# Exercise instructions:
Without the pictures, write out all the lines below exactly as they appear.

= = = = =

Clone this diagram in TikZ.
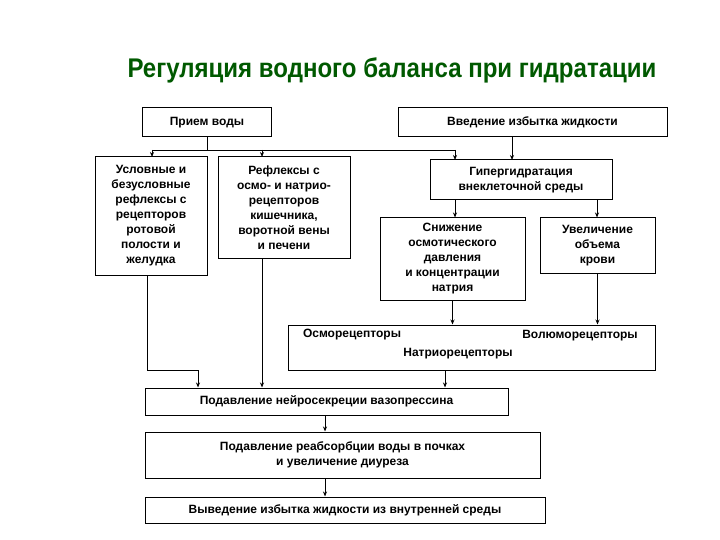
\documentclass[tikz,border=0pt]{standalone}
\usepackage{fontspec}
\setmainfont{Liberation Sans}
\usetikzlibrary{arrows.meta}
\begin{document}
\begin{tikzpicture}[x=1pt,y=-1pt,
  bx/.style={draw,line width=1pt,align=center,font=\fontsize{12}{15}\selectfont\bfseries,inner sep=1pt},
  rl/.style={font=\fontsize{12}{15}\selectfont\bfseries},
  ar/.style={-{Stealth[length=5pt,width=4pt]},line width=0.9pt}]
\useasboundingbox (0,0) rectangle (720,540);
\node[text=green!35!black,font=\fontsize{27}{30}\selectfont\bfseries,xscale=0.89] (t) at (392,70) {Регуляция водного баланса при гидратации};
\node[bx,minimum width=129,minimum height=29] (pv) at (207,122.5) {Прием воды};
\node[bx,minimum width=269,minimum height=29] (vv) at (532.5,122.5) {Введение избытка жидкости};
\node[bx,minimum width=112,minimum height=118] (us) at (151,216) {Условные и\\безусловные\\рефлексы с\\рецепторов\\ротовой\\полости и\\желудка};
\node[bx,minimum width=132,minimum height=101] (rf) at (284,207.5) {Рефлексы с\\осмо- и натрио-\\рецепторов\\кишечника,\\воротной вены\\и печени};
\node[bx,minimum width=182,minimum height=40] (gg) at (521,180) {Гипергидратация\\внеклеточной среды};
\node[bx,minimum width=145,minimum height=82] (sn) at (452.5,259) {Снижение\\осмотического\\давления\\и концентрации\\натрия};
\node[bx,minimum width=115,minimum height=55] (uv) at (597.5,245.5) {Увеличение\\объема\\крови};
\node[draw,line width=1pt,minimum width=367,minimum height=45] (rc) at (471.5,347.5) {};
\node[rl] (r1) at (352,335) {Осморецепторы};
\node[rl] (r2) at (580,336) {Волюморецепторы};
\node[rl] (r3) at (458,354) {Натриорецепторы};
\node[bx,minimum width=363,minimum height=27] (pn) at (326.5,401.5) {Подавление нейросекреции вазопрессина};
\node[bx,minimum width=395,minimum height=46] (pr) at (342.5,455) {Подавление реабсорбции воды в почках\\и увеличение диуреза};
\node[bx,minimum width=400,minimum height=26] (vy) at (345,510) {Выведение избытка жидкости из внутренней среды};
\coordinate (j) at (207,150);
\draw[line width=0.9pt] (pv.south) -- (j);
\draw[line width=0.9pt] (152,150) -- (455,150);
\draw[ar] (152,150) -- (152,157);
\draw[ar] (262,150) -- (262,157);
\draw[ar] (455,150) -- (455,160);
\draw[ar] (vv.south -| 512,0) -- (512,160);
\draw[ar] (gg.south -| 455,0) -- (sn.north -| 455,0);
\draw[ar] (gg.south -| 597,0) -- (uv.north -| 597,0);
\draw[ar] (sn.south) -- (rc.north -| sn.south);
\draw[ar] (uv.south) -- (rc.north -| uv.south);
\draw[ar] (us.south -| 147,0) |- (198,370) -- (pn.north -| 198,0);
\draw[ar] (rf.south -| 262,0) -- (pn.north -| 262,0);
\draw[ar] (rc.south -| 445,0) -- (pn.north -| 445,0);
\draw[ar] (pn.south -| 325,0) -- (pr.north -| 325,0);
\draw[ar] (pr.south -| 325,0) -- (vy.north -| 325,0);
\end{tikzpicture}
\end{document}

= = = = =

# Task response:
Clone this diagram in TikZ.
\documentclass[tikz,border=0pt]{standalone}
\usepackage{fontspec}
\setmainfont{Liberation Sans}
\usetikzlibrary{arrows.meta}
\begin{document}
\begin{tikzpicture}[x=1pt,y=-1pt,
  bx/.style={draw,line width=1pt,align=center,font=\fontsize{12}{15}\selectfont\bfseries,inner sep=1pt},
  rl/.style={font=\fontsize{12}{15}\selectfont\bfseries},
  ar/.style={-{Stealth[length=5pt,width=4pt]},line width=0.9pt}]
\useasboundingbox (0,0) rectangle (720,540);
\node[text=green!35!black,font=\fontsize{27}{30}\selectfont\bfseries,xscale=0.89] (t) at (392,70) {Регуляция водного баланса при гидратации};
\node[bx,minimum width=129,minimum height=29] (pv) at (207,122.5) {Прием воды};
\node[bx,minimum width=269,minimum height=29] (vv) at (532.5,122.5) {Введение избытка жидкости};
\node[bx,minimum width=112,minimum height=118] (us) at (151,216) {Условные и\\безусловные\\рефлексы с\\рецепторов\\ротовой\\полости и\\желудка};
\node[bx,minimum width=132,minimum height=101] (rf) at (284,207.5) {Рефлексы с\\осмо- и натрио-\\рецепторов\\кишечника,\\воротной вены\\и печени};
\node[bx,minimum width=182,minimum height=40] (gg) at (521,180) {Гипергидратация\\внеклеточной среды};
\node[bx,minimum width=145,minimum height=82] (sn) at (452.5,259) {Снижение\\осмотического\\давления\\и концентрации\\натрия};
\node[bx,minimum width=115,minimum height=55] (uv) at (597.5,245.5) {Увеличение\\объема\\крови};
\node[draw,line width=1pt,minimum width=367,minimum height=45] (rc) at (471.5,347.5) {};
\node[rl] (r1) at (352,335) {Осморецепторы};
\node[rl] (r2) at (580,336) {Волюморецепторы};
\node[rl] (r3) at (458,354) {Натриорецепторы};
\node[bx,minimum width=363,minimum height=27] (pn) at (326.5,401.5) {Подавление нейросекреции вазопрессина};
\node[bx,minimum width=395,minimum height=46] (pr) at (342.5,455) {Подавление реабсорбции воды в почках\\и увеличение диуреза};
\node[bx,minimum width=400,minimum height=26] (vy) at (345,510) {Выведение избытка жидкости из внутренней среды};
\coordinate (j) at (207,150);
\draw[line width=0.9pt] (pv.south) -- (j);
\draw[line width=0.9pt] (152,150) -- (455,150);
\draw[ar] (152,150) -- (152,157);
\draw[ar] (262,150) -- (262,157);
\draw[ar] (455,150) -- (455,160);
\draw[ar] (vv.south -| 512,0) -- (512,160);
\draw[ar] (gg.south -| 455,0) -- (sn.north -| 455,0);
\draw[ar] (gg.south -| 597,0) -- (uv.north -| 597,0);
\draw[ar] (sn.south) -- (rc.north -| sn.south);
\draw[ar] (uv.south) -- (rc.north -| uv.south);
\draw[ar] (us.south -| 147,0) |- (198,370) -- (pn.north -| 198,0);
\draw[ar] (rf.south -| 262,0) -- (pn.north -| 262,0);
\draw[ar] (rc.south -| 445,0) -- (pn.north -| 445,0);
\draw[ar] (pn.south -| 325,0) -- (pr.north -| 325,0);
\draw[ar] (pr.south -| 325,0) -- (vy.north -| 325,0);
\end{tikzpicture}
\end{document}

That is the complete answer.